Lo que los diferentes partidos políticos llamarán sin duda ambigüedad podría ser un mérito constitucional. La Ley Fundamental de un país debe poder servir para que gobierne cualquiera de los partidos de su presente o futuro abanico político y pueda hacerlo con arreglo a cualquier forma de gobierno. Una ley tan general y apoyada en los principios éticos de la cultura de un grupo social, que sirva para desarrollar con arreglo a cualquier forma de gobierno, cualquier programa político, que al final, cada uno de ellos no puede por definición ser más que otra forma de dirigir la conveniencia del conjunto, con base y apoyo en su acervo cultural.
La Constitución debe delimitar el terreno de juego, la estructura esencial del estado, cualquiera que sea después el modo y la forma de jugar quienes tienen que estar conformes con aquella delimitación y las reglas del juego, que también contendrá la Constitución, sin excluir ninguna por mera opinión de alguien no añadir tampoco ninguna, por capricho de otro alguien, ya sean uno u otro personas físicas o jurídicas.
Imaginaos un partido de fútbol: el reglamento determina la forma y medidas esenciales del estadio y determina las reglas esenciales del juego que Mourinho y Guardiola o cualesquiera otros entrenadores proyectarán, plantearán y sus jugadores desarrollarán cada partido, cada uno a su peculiar manera, con arreglo a su peculiar estilo, de acuerdo con sus capacidades características, pero sin salirse ni del campo de juego ni de sus reglas generales, fundamentales y básicas.

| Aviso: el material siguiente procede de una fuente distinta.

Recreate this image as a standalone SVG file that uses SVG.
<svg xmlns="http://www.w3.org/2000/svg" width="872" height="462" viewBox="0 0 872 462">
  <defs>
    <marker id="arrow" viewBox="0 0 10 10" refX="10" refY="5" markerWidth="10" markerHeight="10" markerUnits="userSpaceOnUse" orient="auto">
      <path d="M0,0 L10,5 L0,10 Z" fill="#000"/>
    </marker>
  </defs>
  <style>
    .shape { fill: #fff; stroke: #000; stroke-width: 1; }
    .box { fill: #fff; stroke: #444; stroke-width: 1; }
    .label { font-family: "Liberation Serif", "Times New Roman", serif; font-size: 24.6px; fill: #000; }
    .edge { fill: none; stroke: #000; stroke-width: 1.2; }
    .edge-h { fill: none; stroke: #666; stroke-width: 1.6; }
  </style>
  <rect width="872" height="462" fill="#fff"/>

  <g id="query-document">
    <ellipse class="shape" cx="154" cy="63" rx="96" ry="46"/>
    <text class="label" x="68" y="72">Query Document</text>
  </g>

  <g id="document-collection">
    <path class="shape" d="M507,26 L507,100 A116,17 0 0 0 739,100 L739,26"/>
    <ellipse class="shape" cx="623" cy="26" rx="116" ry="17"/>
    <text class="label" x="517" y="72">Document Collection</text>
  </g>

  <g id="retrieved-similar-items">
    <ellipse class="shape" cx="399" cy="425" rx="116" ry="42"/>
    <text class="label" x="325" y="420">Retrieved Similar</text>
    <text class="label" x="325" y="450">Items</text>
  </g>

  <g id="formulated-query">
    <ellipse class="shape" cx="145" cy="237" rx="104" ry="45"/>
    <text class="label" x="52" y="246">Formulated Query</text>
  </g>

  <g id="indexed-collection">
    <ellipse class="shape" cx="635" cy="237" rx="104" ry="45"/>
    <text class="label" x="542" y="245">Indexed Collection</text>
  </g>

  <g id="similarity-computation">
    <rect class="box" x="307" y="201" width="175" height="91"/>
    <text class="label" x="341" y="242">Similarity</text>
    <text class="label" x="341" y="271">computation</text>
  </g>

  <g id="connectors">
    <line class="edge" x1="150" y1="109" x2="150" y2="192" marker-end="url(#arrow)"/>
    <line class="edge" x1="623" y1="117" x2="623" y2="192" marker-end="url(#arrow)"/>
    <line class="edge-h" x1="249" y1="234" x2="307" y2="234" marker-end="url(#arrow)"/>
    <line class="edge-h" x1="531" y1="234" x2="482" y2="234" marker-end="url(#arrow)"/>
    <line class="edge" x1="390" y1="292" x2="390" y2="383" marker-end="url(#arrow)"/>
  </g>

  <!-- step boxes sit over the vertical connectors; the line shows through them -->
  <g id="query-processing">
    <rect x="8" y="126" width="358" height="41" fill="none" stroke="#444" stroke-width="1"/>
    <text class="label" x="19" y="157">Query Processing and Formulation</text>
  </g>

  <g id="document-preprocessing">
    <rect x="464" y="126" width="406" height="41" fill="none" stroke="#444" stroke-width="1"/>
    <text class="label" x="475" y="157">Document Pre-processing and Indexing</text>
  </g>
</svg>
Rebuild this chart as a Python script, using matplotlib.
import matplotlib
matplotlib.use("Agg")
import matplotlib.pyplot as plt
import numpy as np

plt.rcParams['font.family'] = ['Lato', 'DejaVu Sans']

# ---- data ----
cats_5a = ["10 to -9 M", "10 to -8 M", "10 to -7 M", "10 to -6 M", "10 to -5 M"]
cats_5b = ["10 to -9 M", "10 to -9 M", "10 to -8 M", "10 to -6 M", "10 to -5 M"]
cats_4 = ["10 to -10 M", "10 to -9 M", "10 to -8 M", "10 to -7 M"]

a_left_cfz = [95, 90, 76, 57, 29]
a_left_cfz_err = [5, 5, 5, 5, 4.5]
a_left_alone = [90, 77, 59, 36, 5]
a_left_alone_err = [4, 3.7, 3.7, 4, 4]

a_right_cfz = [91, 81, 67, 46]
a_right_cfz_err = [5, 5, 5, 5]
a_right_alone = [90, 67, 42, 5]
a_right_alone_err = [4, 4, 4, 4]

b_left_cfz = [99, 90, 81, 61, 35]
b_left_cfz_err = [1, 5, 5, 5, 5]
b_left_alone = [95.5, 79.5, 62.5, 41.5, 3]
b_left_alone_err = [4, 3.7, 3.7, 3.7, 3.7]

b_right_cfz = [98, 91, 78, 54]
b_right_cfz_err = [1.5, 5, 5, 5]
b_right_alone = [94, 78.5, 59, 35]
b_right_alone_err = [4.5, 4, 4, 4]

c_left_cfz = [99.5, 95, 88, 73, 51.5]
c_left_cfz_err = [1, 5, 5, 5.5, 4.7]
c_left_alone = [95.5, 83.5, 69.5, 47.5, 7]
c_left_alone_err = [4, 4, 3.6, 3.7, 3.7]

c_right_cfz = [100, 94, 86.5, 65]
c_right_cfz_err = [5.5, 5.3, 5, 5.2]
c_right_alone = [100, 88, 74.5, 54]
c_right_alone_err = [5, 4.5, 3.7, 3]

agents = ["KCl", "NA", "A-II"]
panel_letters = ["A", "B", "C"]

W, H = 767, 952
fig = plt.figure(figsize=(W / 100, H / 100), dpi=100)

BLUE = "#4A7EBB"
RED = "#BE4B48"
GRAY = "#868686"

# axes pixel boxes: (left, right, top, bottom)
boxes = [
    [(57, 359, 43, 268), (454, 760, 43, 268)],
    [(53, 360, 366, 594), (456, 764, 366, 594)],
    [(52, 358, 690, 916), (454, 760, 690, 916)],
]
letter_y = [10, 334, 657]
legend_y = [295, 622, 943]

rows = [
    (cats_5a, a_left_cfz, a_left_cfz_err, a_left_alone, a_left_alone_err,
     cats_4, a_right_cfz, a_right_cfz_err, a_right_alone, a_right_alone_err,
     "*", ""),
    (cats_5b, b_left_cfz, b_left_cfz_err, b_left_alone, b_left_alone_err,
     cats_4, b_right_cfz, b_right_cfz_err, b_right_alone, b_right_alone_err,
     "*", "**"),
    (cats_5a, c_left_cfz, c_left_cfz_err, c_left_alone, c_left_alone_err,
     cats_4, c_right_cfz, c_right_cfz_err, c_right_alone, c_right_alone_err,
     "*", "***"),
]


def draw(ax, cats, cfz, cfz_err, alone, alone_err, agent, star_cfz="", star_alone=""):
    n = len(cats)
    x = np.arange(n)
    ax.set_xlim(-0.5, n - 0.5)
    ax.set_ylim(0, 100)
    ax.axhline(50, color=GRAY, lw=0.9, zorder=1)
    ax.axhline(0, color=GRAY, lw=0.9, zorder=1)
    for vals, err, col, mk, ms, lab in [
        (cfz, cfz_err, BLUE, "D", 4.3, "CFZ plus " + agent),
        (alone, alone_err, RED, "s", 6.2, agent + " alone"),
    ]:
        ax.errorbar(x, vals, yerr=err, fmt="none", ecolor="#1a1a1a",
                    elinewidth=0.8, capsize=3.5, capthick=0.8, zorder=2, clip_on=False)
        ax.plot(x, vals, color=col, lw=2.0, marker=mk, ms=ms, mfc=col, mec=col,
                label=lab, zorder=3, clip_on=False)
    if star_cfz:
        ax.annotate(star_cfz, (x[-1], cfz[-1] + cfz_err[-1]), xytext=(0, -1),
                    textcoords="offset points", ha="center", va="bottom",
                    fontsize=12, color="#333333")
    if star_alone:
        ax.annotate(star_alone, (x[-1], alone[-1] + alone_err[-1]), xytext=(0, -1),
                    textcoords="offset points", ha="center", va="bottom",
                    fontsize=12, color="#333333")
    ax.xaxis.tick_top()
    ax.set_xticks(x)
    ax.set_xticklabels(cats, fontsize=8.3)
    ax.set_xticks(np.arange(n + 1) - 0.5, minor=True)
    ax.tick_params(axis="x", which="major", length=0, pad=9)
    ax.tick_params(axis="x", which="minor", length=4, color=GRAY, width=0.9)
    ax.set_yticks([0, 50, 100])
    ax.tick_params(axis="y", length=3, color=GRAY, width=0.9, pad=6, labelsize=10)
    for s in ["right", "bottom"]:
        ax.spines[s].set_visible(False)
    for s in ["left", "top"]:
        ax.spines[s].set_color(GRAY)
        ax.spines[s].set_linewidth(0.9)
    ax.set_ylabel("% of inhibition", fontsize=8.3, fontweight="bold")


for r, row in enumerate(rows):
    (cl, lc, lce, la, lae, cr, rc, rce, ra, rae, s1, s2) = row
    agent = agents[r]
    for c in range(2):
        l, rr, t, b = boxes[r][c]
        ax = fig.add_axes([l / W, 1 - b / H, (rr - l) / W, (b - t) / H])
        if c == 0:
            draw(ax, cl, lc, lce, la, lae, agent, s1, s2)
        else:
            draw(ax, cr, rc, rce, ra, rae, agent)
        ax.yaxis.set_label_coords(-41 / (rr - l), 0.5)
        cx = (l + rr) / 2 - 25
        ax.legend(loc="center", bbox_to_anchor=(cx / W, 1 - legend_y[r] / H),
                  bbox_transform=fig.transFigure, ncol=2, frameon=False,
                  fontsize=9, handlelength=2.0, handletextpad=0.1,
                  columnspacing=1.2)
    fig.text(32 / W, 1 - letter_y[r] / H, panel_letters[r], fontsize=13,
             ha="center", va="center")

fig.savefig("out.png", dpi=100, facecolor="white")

Los tres árbitros, en la Constitución los tres poderes, acomodarán la aplicación de las reglas a los eventos concretos que se produzcan en cada campo y cada partido, los tres coordinados, pero los tres independientes. En la coordinación y la independencia conjugadas de los tres poderes, reside la equidad, que es nada más ni menos que la justicia del caso concreto.
Los Estados Unidos de América no han tenido más que una Constitución. Y han sabido aplicarle las enmiendas oportunas y al parecer suficientes.
Uno de los errores humanos más frecuentes es tratar de blindar y perpetuar lo que no es esencial, sino provisional y por naturaleza transitorio. Sin defender, por contraste, lo que debería permanecer durante siglos y sólo moverse –todo se mueve, muda y cambia- con la poderosa lentitud de la historia.